**MATERIAL:**
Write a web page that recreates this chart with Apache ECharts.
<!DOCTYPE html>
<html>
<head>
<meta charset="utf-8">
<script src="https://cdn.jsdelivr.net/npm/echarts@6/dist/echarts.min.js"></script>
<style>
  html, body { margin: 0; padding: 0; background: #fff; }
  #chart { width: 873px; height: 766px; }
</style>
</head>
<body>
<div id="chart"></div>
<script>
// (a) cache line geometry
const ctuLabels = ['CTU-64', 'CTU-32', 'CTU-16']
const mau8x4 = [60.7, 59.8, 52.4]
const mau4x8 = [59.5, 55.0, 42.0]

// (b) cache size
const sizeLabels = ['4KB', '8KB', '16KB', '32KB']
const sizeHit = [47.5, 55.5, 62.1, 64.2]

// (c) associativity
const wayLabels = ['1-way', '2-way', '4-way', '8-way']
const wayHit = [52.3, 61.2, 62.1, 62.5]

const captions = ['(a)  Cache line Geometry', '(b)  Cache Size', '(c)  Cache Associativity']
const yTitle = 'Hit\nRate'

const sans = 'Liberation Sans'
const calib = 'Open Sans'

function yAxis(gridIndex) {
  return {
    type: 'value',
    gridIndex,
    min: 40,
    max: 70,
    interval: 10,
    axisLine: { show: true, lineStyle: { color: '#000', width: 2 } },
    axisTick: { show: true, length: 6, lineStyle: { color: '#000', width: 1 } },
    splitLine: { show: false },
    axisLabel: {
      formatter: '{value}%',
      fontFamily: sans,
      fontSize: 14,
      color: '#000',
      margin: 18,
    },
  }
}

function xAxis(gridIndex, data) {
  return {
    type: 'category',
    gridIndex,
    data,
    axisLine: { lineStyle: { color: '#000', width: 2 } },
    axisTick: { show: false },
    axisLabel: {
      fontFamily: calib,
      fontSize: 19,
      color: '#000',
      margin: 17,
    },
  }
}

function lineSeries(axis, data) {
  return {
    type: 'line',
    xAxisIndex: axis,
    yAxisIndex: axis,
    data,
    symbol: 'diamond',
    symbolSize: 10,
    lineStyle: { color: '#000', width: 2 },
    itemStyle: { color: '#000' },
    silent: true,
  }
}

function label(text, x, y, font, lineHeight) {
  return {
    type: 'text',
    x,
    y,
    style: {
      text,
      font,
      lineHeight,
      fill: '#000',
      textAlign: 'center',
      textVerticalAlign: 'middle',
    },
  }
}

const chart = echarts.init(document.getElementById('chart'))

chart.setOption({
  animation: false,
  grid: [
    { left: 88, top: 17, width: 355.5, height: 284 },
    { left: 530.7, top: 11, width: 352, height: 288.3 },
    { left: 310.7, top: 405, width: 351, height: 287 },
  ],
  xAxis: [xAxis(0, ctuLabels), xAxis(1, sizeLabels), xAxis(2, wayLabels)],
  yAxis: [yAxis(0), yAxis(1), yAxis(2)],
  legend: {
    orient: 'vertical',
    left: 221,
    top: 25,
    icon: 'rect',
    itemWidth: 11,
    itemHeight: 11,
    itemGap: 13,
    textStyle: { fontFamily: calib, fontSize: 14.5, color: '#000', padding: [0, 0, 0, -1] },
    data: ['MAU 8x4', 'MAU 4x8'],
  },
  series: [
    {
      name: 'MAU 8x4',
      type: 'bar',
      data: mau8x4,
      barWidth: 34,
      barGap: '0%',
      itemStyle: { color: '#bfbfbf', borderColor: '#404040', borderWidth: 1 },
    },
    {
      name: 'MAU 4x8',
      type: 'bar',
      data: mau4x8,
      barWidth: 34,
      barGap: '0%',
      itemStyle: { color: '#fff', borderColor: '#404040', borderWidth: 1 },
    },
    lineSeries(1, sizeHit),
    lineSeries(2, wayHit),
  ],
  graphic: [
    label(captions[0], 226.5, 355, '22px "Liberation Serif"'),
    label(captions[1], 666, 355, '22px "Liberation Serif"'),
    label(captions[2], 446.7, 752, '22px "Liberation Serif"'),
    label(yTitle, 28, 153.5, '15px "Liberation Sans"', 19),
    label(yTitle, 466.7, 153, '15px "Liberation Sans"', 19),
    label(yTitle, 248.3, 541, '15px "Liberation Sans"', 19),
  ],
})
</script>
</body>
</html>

**WRITTEN REQUEST:**
Repeat the material from above exactly, word for word.

**EXPECTED ANSWER:**
Write a web page that recreates this chart with Apache ECharts.
<!DOCTYPE html>
<html>
<head>
<meta charset="utf-8">
<script src="https://cdn.jsdelivr.net/npm/echarts@6/dist/echarts.min.js"></script>
<style>
  html, body { margin: 0; padding: 0; background: #fff; }
  #chart { width: 873px; height: 766px; }
</style>
</head>
<body>
<div id="chart"></div>
<script>
// (a) cache line geometry
const ctuLabels = ['CTU-64', 'CTU-32', 'CTU-16']
const mau8x4 = [60.7, 59.8, 52.4]
const mau4x8 = [59.5, 55.0, 42.0]

// (b) cache size
const sizeLabels = ['4KB', '8KB', '16KB', '32KB']
const sizeHit = [47.5, 55.5, 62.1, 64.2]

// (c) associativity
const wayLabels = ['1-way', '2-way', '4-way', '8-way']
const wayHit = [52.3, 61.2, 62.1, 62.5]

const captions = ['(a)  Cache line Geometry', '(b)  Cache Size', '(c)  Cache Associativity']
const yTitle = 'Hit\nRate'

const sans = 'Liberation Sans'
const calib = 'Open Sans'

function yAxis(gridIndex) {
  return {
    type: 'value',
    gridIndex,
    min: 40,
    max: 70,
    interval: 10,
    axisLine: { show: true, lineStyle: { color: '#000', width: 2 } },
    axisTick: { show: true, length: 6, lineStyle: { color: '#000', width: 1 } },
    splitLine: { show: false },
    axisLabel: {
      formatter: '{value}%',
      fontFamily: sans,
      fontSize: 14,
      color: '#000',
      margin: 18,
    },
  }
}

function xAxis(gridIndex, data) {
  return {
    type: 'category',
    gridIndex,
    data,
    axisLine: { lineStyle: { color: '#000', width: 2 } },
    axisTick: { show: false },
    axisLabel: {
      fontFamily: calib,
      fontSize: 19,
      color: '#000',
      margin: 17,
    },
  }
}

function lineSeries(axis, data) {
  return {
    type: 'line',
    xAxisIndex: axis,
    yAxisIndex: axis,
    data,
    symbol: 'diamond',
    symbolSize: 10,
    lineStyle: { color: '#000', width: 2 },
    itemStyle: { color: '#000' },
    silent: true,
  }
}

function label(text, x, y, font, lineHeight) {
  return {
    type: 'text',
    x,
    y,
    style: {
      text,
      font,
      lineHeight,
      fill: '#000',
      textAlign: 'center',
      textVerticalAlign: 'middle',
    },
  }
}

const chart = echarts.init(document.getElementById('chart'))

chart.setOption({
  animation: false,
  grid: [
    { left: 88, top: 17, width: 355.5, height: 284 },
    { left: 530.7, top: 11, width: 352, height: 288.3 },
    { left: 310.7, top: 405, width: 351, height: 287 },
  ],
  xAxis: [xAxis(0, ctuLabels), xAxis(1, sizeLabels), xAxis(2, wayLabels)],
  yAxis: [yAxis(0), yAxis(1), yAxis(2)],
  legend: {
    orient: 'vertical',
    left: 221,
    top: 25,
    icon: 'rect',
    itemWidth: 11,
    itemHeight: 11,
    itemGap: 13,
    textStyle: { fontFamily: calib, fontSize: 14.5, color: '#000', padding: [0, 0, 0, -1] },
    data: ['MAU 8x4', 'MAU 4x8'],
  },
  series: [
    {
      name: 'MAU 8x4',
      type: 'bar',
      data: mau8x4,
      barWidth: 34,
      barGap: '0%',
      itemStyle: { color: '#bfbfbf', borderColor: '#404040', borderWidth: 1 },
    },
    {
      name: 'MAU 4x8',
      type: 'bar',
      data: mau4x8,
      barWidth: 34,
      barGap: '0%',
      itemStyle: { color: '#fff', borderColor: '#404040', borderWidth: 1 },
    },
    lineSeries(1, sizeHit),
    lineSeries(2, wayHit),
  ],
  graphic: [
    label(captions[0], 226.5, 355, '22px "Liberation Serif"'),
    label(captions[1], 666, 355, '22px "Liberation Serif"'),
    label(captions[2], 446.7, 752, '22px "Liberation Serif"'),
    label(yTitle, 28, 153.5, '15px "Liberation Sans"', 19),
    label(yTitle, 466.7, 153, '15px "Liberation Sans"', 19),
    label(yTitle, 248.3, 541, '15px "Liberation Sans"', 19),
  ],
})
</script>
</body>
</html>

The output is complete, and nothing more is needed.